Cf. Trupiano v United States, 334 US 699, 92 L ed 1663, 68 S Ct 1229 (1948), expressly overruled on this question in United States v Rabinowitz, supra.
We conclude that the action of the Air Force representatives in taking the property into their possession was reasonable, and therefore, lawful. As we have previously concluded, they were lawfully in the garage. Therein they were confronted by a mound of property containing markings clearly indicating their Government character. Actually, some of the items bore the particular markings of an Air Force Squadron stationed at a nearby Air Force Base. A lady was present who asserted she was entitled to the exclusive possession of the garage. She demanded, or requested, that all property be removed therefrom. Confronted with that situation, the Air Force investigator responded by removing only what appeared to be Government property. From the “facts and circumstances — the total atmosphere” of this particular case, we are bound to conclude the action taken was reasonable. See Ellison v United States, 206 F2d 476 (CA DC Cir) (1953); Woodard v United States, 254 F2d 312 (CA DC Cir) (1958); Von Eichelberger v United States, 252 F2d 184 (CA 9th Cir) (1958); Sartain v United States, 303 F2d 859 (CA 9th Cir) (1962).
Appellate defense counsel, among other cases, cite: Taylor v United States, 286 US 1, 76 L ed 951, 52 S Ct 466 (1932); Johnson v United States, 333 US 10, 92 L ed 436, 68 S Ct 367 (1948); Chapman v United States, 365 US 610, 5 L ed 2d 828, 81 S Ct 776 (1961). There are very material differences between this case and those just cited. In the present instance there is no evidence any of those connected with the discovery and seizure of the property involved had any information that property had been stolen, that they suspected the accused of any offense, or that the search and seizure was for the purpose of securing evidence to be used against the accused or [89]*89any other person. The fact that Government property had been stolen became known only after the property was discovered and seized. One or more of such factors is present in each of the above-cited cases and others of similar import.

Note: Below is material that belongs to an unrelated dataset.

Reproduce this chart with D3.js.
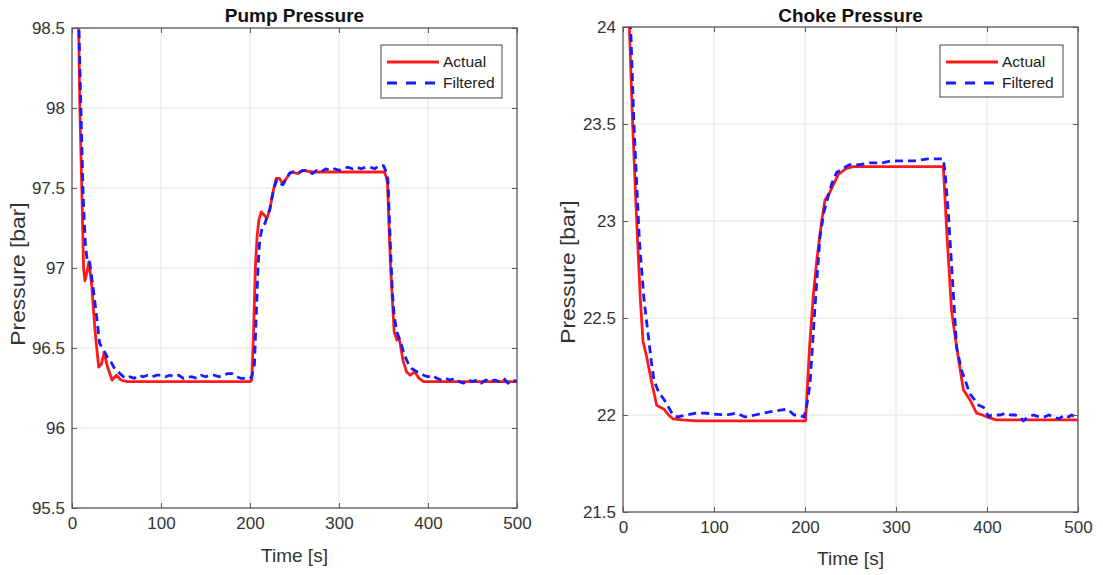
<!DOCTYPE html>
<html>
<head>
<meta charset="utf-8">
<script src="https://cdn.jsdelivr.net/npm/d3@7"></script>
<style>
  body { margin: 0; background: #fff; }
  svg { display: block; font-family: "Liberation Sans", Arial, sans-serif; }
</style>
</head>
<body>
<svg id="chart" width="1103" height="575"></svg>
<script>
// ---------------- Data ----------------
const xTicks = [0, 100, 200, 300, 400, 500];
const pumpYTicks = [95.5, 96, 96.5, 97, 97.5, 98, 98.5];
const chokeYTicks = [21.5, 22, 22.5, 23, 23.5, 24];
const seriesNames = ["Actual", "Filtered"];

const pumpActualT = [4, 7.5, 8.8, 11, 13, 14.5, 17, 19, 22, 26, 30, 33, 36, 40, 45, 50, 55, 62, 80, 120, 160, 200, 202, 204, 206, 208, 210, 212.6, 216, 219, 222, 226, 229.5, 233, 236.6, 241, 246, 254, 259, 270, 300, 330, 351, 353, 354.5, 356.5, 358, 360, 362, 365, 367, 369, 372, 376, 380, 385, 390, 395, 400, 450, 500];
const pumpActualV = [99.3, 98.5, 98.0, 97.5, 97.0, 96.92, 96.98, 97.04, 96.9, 96.6, 96.38, 96.4, 96.47, 96.38, 96.3, 96.33, 96.3, 96.29, 96.29, 96.29, 96.29, 96.29, 96.3, 96.6, 97.0, 97.2, 97.3, 97.35, 97.33, 97.31, 97.36, 97.48, 97.56, 97.56, 97.53, 97.56, 97.6, 97.59, 97.61, 97.6, 97.6, 97.6, 97.6, 97.57, 97.53, 97.22, 97.0, 96.8, 96.6, 96.55, 96.57, 96.52, 96.42, 96.35, 96.33, 96.35, 96.31, 96.29, 96.29, 96.29, 96.29];

const pumpFiltT = [5, 7.8, 10, 12.5, 15, 17, 19.5, 22, 25, 28, 31, 34, 37, 40, 44, 48, 52, 56, 60, 65, 70, 75, 80, 85, 90, 95, 100, 105, 110, 115, 120, 125, 130, 135, 140, 145, 150, 155, 160, 165, 170, 175, 180, 185, 190, 195, 200, 202, 205, 207, 209, 211, 214, 217, 220, 222, 224, 227, 230, 233, 237, 240, 244, 248, 252, 256, 260, 265, 270, 275, 280, 285, 290, 295, 300, 305, 310, 315, 320, 325, 330, 335, 340, 345, 350, 353, 355, 357, 358.4, 360, 362, 365, 367, 370, 374, 378, 382, 388, 395, 400, 405, 410, 415, 420, 425, 430, 435, 440, 445, 450, 455, 460, 465, 470, 475, 480, 485, 490, 495, 500];
const pumpFiltV = [99.3, 98.5, 98.0, 97.45, 97.15, 97.05, 97.05, 96.95, 96.82, 96.68, 96.53, 96.5, 96.47, 96.44, 96.41, 96.37, 96.35, 96.33, 96.31, 96.32, 96.31, 96.33, 96.32, 96.33, 96.32, 96.33, 96.33, 96.32, 96.33, 96.32, 96.33, 96.31, 96.32, 96.32, 96.31, 96.33, 96.32, 96.33, 96.33, 96.32, 96.33, 96.34, 96.34, 96.32, 96.31, 96.31, 96.31, 96.32, 96.4, 96.7, 97.0, 97.18, 97.26, 97.28, 97.34, 97.36, 97.42, 97.5, 97.55, 97.53, 97.52, 97.55, 97.59, 97.6, 97.61, 97.6, 97.61, 97.61, 97.59, 97.61, 97.6, 97.62, 97.61, 97.62, 97.61, 97.62, 97.63, 97.62, 97.63, 97.62, 97.63, 97.63, 97.62, 97.64, 97.64, 97.6, 97.55, 97.25, 97.05, 96.85, 96.7, 96.6, 96.57, 96.52, 96.45, 96.4, 96.37, 96.35, 96.33, 96.32, 96.33, 96.31, 96.3, 96.31, 96.3, 96.31, 96.29, 96.28, 96.3, 96.29, 96.3, 96.28, 96.3, 96.29, 96.3, 96.29, 96.31, 96.28, 96.3, 96.29];

const chokeActualT = [5, 7, 10.6, 14, 17, 19, 22, 26, 31, 37, 45, 50, 55, 65, 80, 200.5, 201.5, 205, 209, 213, 218.3, 222, 227.5, 236.6, 245, 253, 300, 352, 353.5, 355.7, 361, 366.6, 370, 374, 381, 388.6, 395, 400, 410, 500];
const chokeActualV = [24.4, 24.0, 23.5, 23.11, 22.8, 22.6, 22.38, 22.3, 22.18, 22.05, 22.03, 22.0, 21.98, 21.975, 21.97, 21.97, 22.05, 22.35, 22.61, 22.8, 23.0, 23.11, 23.15, 23.24, 23.27, 23.28, 23.28, 23.28, 23.15, 22.95, 22.54, 22.35, 22.25, 22.13, 22.08, 22.01, 22.0, 21.99, 21.975, 21.975];

const chokeFiltT = [6, 8.4, 12, 15, 18, 20.5, 23, 25.5, 28, 31, 34, 39, 45, 50, 55, 60, 70, 80, 90, 100, 114, 125, 134, 145, 155, 165, 173, 181, 188, 193, 199, 202, 205.5, 211, 216.5, 221, 225.6, 230, 234.7, 241, 249, 260, 271, 285, 295, 307.7, 320, 335, 352, 354, 357.5, 361, 366.6, 372, 376, 381, 386, 391, 396, 402, 405, 410, 415, 420, 426, 431, 436, 440, 445, 451, 457, 463, 468, 473, 479, 485, 490, 493, 497, 500];
const chokeFiltV = [24.5, 24.0, 23.5, 23.2, 22.9, 22.75, 22.6, 22.5, 22.4, 22.28, 22.18, 22.12, 22.08, 22.04, 22.0, 21.99, 22.0, 22.01, 22.01, 22.005, 22.0, 22.01, 21.99, 22.0, 22.01, 22.02, 22.025, 22.03, 22.0, 22.0, 21.99, 22.05, 22.16, 22.56, 22.92, 23.05, 23.13, 23.2, 23.25, 23.27, 23.29, 23.29, 23.3, 23.3, 23.31, 23.31, 23.31, 23.32, 23.32, 23.25, 23.04, 22.78, 22.35, 22.23, 22.18, 22.11, 22.08, 22.05, 22.04, 21.99, 22.0, 22.0, 22.0, 22.01, 22.0, 22.0, 21.99, 21.97, 21.99, 22.0, 21.99, 21.99, 22.0, 21.99, 21.98, 22.0, 21.99, 22.0, 21.99, 22.0];

// ---------------- Drawing ----------------
const svg = d3.select("#chart");
svg.append("rect").attr("width", 1103).attr("height", 575).attr("fill", "#fff");

const panels = [
  { id: "pump", title: "Pump Pressure", x0: 72, x1: 517, y0: 28, y1: 508,
    yDomain: [95.5, 98.5], yTicks: pumpYTicks, yFmt: d => d3.format("")(d),
    actual: pumpActualT.map((t, i) => [t, pumpActualV[i]]),
    filt: pumpFiltT.map((t, i) => [t, pumpFiltV[i]]),
    legend: { x: 381, y: 45, w: 121, h: 53 },
    ylabX: 18, ylabY: 274, xlabY: 562 },
  { id: "choke", title: "Choke Pressure", x0: 623, x1: 1078, y0: 27, y1: 512,
    yDomain: [21.5, 24], yTicks: chokeYTicks, yFmt: d => d3.format("")(d),
    actual: chokeActualT.map((t, i) => [t, chokeActualV[i]]),
    filt: chokeFiltT.map((t, i) => [t, chokeFiltV[i]]),
    legend: { x: 940, y: 45, w: 123, h: 52 },
    ylabX: 568, ylabY: 272, xlabY: 565 }
];

const axisColor = "#5a5a5a";
const textColor = "#333";

panels.forEach(p => {
  const x = d3.scaleLinear().domain([0, 500]).range([p.x0, p.x1]);
  const y = d3.scaleLinear().domain(p.yDomain).range([p.y1, p.y0]);
  const g = svg.append("g");

  // grid
  g.append("g").selectAll("line.vg").data(xTicks).join("line")
    .attr("x1", d => x(d)).attr("x2", d => x(d)).attr("y1", p.y0).attr("y2", p.y1)
    .attr("stroke", "#e3e3e3").attr("stroke-width", 1);
  g.append("g").selectAll("line.hg").data(p.yTicks).join("line")
    .attr("x1", p.x0).attr("x2", p.x1).attr("y1", d => y(d)).attr("y2", d => y(d))
    .attr("stroke", "#e3e3e3").attr("stroke-width", 1);

  // clip
  svg.append("clipPath").attr("id", "clip-" + p.id).append("rect")
    .attr("x", p.x0).attr("y", p.y0).attr("width", p.x1 - p.x0).attr("height", p.y1 - p.y0);

  const line = d3.line().x(d => x(d[0])).y(d => y(d[1]));
  const plot = g.append("g").attr("clip-path", `url(#clip-${p.id})`);
  plot.append("path").datum(p.actual).attr("d", line)
    .attr("fill", "none").attr("stroke", "#ff1a1a").attr("stroke-width", 2.8)
    .attr("stroke-linejoin", "round");
  plot.append("path").datum(p.filt).attr("d", line)
    .attr("fill", "none").attr("stroke", "#1a1aff").attr("stroke-width", 2.8)
    .attr("stroke-dasharray", "8,5").attr("stroke-linejoin", "round");

  // axes
  const xAxis = d3.axisBottom(x).tickValues(xTicks).tickSize(-5).tickPadding(9).tickFormat(d3.format("d"));
  const xTop = d3.axisTop(x).tickValues(xTicks).tickSize(-5).tickFormat("");
  const yAxis = d3.axisLeft(y).tickValues(p.yTicks).tickSize(-5).tickPadding(7).tickFormat(p.yFmt);
  const yRight = d3.axisRight(y).tickValues(p.yTicks).tickSize(-5).tickFormat("");

  const styleAxis = sel => {
    sel.select(".domain").remove();
    sel.selectAll(".tick line").attr("stroke", axisColor);
    sel.selectAll(".tick text").attr("fill", textColor)
      .style("font-size", "17px").style("font-family", '"Liberation Sans", Arial, sans-serif');
  };
  g.append("g").attr("transform", `translate(0,${p.y1})`).call(xAxis).call(styleAxis);
  g.append("g").attr("transform", `translate(0,${p.y0})`).call(xTop).call(styleAxis);
  g.append("g").attr("transform", `translate(${p.x0},0)`).call(yAxis).call(styleAxis);
  g.append("g").attr("transform", `translate(${p.x1},0)`).call(yRight).call(styleAxis);

  g.append("rect").attr("x", p.x0).attr("y", p.y0)
    .attr("width", p.x1 - p.x0).attr("height", p.y1 - p.y0)
    .attr("fill", "none").attr("stroke", axisColor).attr("stroke-width", 1.3);

  // title
  g.append("text").attr("x", (p.x0 + p.x1) / 2).attr("y", 22)
    .attr("text-anchor", "middle").attr("font-weight", "bold")
    .attr("font-size", 19).attr("fill", "#111").text(p.title);

  // axis labels
  g.append("text").attr("x", (p.x0 + p.x1) / 2).attr("y", p.xlabY)
    .attr("text-anchor", "middle").attr("font-size", 19).attr("fill", textColor).text("Time [s]");
  g.append("text").attr("transform", `translate(${p.ylabX},${p.ylabY}) rotate(-90) scale(1.17,1)`)
    .attr("text-anchor", "middle").attr("dy", "0.35em").attr("font-size", 19.5)
    .attr("fill", textColor).text("Pressure [bar]");

  // legend
  const L = p.legend;
  const lg = g.append("g");
  lg.append("rect").attr("x", L.x).attr("y", L.y).attr("width", L.w).attr("height", L.h)
    .attr("fill", "#fff").attr("stroke", "#444").attr("stroke-width", 1);
  const rows = [
    { name: seriesNames[0], color: "#ff1a1a", dash: null, y: L.y + 17 },
    { name: seriesNames[1], color: "#1a1aff", dash: "10,9", y: L.y + 38 }
  ];
  rows.forEach(r => {
    lg.append("line").attr("x1", L.x + 6).attr("x2", L.x + 58)
      .attr("y1", r.y).attr("y2", r.y).attr("stroke", r.color).attr("stroke-width", 2.8)
      .attr("stroke-dasharray", r.dash);
    lg.append("text").attr("x", L.x + 62).attr("y", r.y).attr("dy", "0.35em")
      .attr("font-size", 15.5).attr("fill", "#222").text(r.name);
  });
});
</script>
</body>
</html>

The same is not true, however, in the case at bar. Moreover, here military agents — who had lawfully gained knowledge that an unusually large quantity of Government property was located on the premises — were faced with the prospect that a woman claiming the right of possession of the garage was about to cast out and discard all items therein. Certainly it was reasonable, if not obligatory — if only for the purpose of safeguarding the same — that Government property found under the circumstances of this case be taken into possession by the Air Force representative who came upon it. The United States was indisputably entitled to possession of the items, and the agents acted reasonably in taking them into custody. See Davis v United States, 328 US 582, 90 L ed 1453, 66 S Ct 1256 (1946); Harris v United States, 331 US 145, 91 L ed 1399, 67 S Ct 1098 (1947); United States v Sellers, 12 USCMA 262, 30 CMR 262.
The certified question is, therefore, answered in the negative and the decision of the board of review is reversed. The record will be returned to The Judge Advocate General of the Air Force for reference to the board of review for further action not inconsistent with this opinion.